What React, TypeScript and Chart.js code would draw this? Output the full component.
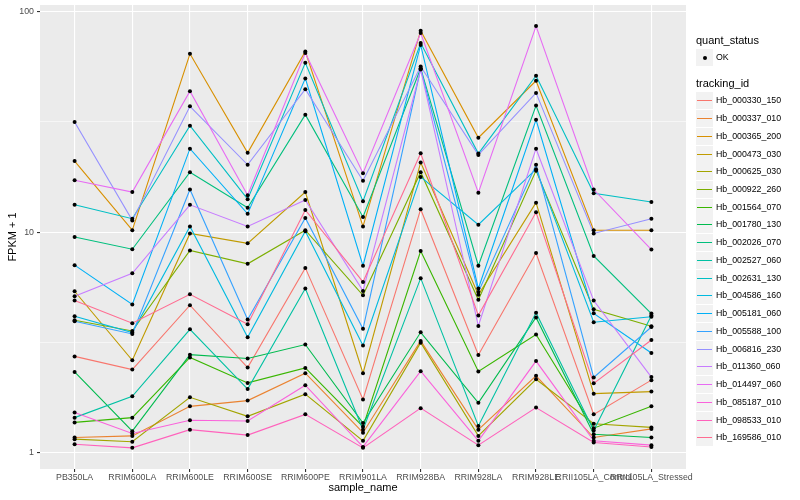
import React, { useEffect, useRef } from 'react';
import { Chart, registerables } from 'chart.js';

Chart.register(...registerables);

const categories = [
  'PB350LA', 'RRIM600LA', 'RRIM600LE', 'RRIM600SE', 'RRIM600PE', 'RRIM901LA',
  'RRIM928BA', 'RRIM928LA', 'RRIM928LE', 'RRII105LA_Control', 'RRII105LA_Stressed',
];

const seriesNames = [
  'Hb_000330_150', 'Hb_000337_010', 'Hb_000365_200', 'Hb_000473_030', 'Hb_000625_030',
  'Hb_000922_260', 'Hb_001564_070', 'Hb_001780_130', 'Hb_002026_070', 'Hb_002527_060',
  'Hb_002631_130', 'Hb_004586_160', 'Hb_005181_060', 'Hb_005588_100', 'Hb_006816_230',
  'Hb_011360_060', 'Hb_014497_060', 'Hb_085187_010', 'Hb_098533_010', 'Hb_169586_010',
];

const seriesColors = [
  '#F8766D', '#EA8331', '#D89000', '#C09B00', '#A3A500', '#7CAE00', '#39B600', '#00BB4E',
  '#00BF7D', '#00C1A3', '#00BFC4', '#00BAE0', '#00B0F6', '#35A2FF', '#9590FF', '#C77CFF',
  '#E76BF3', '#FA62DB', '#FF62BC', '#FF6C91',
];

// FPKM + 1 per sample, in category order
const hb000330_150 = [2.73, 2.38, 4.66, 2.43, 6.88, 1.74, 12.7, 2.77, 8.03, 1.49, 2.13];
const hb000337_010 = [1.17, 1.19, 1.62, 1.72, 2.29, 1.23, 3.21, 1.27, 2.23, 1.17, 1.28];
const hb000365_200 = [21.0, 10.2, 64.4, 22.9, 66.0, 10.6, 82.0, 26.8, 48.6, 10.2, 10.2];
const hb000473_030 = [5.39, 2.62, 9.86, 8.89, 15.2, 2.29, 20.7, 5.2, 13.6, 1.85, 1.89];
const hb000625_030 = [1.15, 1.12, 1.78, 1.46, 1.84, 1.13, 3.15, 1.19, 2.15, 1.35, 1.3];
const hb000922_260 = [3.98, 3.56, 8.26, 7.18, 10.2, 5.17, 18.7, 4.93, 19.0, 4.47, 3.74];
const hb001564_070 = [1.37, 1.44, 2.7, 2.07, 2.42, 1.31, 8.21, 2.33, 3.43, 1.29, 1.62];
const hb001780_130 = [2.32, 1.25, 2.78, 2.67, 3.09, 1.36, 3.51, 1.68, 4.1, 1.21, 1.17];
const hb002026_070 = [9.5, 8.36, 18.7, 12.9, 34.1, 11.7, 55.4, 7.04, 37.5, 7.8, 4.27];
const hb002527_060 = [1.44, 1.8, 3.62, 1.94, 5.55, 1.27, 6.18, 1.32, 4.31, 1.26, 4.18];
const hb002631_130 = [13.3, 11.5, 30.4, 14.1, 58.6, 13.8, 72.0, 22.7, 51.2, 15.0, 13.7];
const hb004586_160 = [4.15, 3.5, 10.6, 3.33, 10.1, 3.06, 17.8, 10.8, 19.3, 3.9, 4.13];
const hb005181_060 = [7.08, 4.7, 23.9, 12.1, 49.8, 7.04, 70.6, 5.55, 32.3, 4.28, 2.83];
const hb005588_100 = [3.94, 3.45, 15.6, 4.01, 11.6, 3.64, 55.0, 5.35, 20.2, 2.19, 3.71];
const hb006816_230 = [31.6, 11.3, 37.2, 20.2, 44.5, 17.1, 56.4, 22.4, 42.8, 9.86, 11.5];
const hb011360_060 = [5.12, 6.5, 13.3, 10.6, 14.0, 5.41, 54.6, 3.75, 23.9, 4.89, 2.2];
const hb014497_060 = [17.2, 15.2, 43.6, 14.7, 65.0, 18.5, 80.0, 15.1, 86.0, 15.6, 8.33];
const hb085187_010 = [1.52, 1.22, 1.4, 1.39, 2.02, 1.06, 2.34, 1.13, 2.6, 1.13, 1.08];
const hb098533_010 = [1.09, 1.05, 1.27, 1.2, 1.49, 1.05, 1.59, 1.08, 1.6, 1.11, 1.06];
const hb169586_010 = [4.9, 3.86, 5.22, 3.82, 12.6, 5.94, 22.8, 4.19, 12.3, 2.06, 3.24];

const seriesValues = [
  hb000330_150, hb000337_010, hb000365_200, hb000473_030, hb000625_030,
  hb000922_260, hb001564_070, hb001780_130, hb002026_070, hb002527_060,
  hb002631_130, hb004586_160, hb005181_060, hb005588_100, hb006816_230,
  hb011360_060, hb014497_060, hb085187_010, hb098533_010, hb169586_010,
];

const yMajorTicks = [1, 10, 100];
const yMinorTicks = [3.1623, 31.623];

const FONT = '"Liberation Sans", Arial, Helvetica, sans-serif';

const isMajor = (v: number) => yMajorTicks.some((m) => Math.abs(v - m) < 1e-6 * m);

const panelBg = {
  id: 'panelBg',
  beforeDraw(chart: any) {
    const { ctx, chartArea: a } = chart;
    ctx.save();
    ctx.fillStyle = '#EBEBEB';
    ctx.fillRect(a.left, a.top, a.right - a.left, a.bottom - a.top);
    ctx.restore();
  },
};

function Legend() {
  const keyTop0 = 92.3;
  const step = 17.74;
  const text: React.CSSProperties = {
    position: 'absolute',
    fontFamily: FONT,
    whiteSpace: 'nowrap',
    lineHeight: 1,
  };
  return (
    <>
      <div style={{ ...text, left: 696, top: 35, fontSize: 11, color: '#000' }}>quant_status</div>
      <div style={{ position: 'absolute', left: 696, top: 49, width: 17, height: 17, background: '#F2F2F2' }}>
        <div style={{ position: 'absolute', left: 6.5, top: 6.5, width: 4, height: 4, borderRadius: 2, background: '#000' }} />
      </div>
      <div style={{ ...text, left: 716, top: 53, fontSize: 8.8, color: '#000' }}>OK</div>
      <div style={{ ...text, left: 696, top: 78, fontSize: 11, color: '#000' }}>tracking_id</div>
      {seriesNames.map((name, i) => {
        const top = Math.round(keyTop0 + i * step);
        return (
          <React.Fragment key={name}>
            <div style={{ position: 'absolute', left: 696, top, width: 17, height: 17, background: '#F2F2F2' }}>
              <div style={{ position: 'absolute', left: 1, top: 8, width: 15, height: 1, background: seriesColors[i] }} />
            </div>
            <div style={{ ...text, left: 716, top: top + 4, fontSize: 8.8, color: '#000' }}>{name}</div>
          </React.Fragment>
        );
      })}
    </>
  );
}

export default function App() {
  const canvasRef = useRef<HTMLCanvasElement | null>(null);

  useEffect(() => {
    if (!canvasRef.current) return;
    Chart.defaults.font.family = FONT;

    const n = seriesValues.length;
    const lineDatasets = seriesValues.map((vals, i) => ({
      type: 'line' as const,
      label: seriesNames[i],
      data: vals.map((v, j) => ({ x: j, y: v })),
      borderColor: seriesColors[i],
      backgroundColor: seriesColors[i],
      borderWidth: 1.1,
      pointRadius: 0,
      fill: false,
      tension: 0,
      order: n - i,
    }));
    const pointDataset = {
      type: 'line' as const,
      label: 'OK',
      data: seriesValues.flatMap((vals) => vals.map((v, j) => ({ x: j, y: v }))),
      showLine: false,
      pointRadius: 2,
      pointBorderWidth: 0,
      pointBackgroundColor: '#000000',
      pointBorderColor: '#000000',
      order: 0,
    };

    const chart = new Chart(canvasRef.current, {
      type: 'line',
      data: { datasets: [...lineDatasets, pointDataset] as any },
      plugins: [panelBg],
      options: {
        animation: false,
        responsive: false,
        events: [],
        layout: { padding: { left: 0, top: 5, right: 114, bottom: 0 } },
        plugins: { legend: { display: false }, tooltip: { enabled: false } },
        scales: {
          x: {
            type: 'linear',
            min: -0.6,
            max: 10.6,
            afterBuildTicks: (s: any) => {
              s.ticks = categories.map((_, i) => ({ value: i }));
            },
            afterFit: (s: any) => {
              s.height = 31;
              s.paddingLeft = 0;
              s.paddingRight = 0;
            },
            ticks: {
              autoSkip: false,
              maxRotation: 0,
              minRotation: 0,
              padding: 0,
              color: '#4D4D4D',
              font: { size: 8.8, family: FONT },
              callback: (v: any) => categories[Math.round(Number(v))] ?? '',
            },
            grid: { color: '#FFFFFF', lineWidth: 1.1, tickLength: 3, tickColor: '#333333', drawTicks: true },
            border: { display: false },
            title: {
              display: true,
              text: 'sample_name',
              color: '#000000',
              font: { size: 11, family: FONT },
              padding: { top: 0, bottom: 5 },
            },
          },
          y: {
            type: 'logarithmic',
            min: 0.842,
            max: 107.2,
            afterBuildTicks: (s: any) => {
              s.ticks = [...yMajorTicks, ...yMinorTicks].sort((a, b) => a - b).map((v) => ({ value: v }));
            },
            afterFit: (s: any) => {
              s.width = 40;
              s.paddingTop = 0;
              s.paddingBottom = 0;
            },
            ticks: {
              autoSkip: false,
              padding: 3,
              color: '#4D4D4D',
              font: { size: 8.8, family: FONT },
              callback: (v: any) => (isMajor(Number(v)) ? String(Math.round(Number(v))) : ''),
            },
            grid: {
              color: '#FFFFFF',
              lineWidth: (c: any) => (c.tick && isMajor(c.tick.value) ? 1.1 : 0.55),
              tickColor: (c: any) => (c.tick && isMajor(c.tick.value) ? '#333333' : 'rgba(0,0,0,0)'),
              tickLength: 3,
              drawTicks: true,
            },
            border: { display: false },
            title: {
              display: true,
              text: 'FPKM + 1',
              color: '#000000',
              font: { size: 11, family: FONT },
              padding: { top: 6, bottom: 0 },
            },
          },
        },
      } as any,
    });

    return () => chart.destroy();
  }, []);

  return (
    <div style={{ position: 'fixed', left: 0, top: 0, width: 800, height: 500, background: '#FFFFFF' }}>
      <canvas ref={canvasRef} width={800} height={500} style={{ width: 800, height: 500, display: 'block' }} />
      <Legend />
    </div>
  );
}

********************

Aim »
Where a line above holds the string "React", show that line.

Task response »
What React, TypeScript and Chart.js code would draw this? Output the full component.
import React, { useEffect, useRef } from 'react';
  const text: React.CSSProperties = {
          <React.Fragment key={name}>
          </React.Fragment>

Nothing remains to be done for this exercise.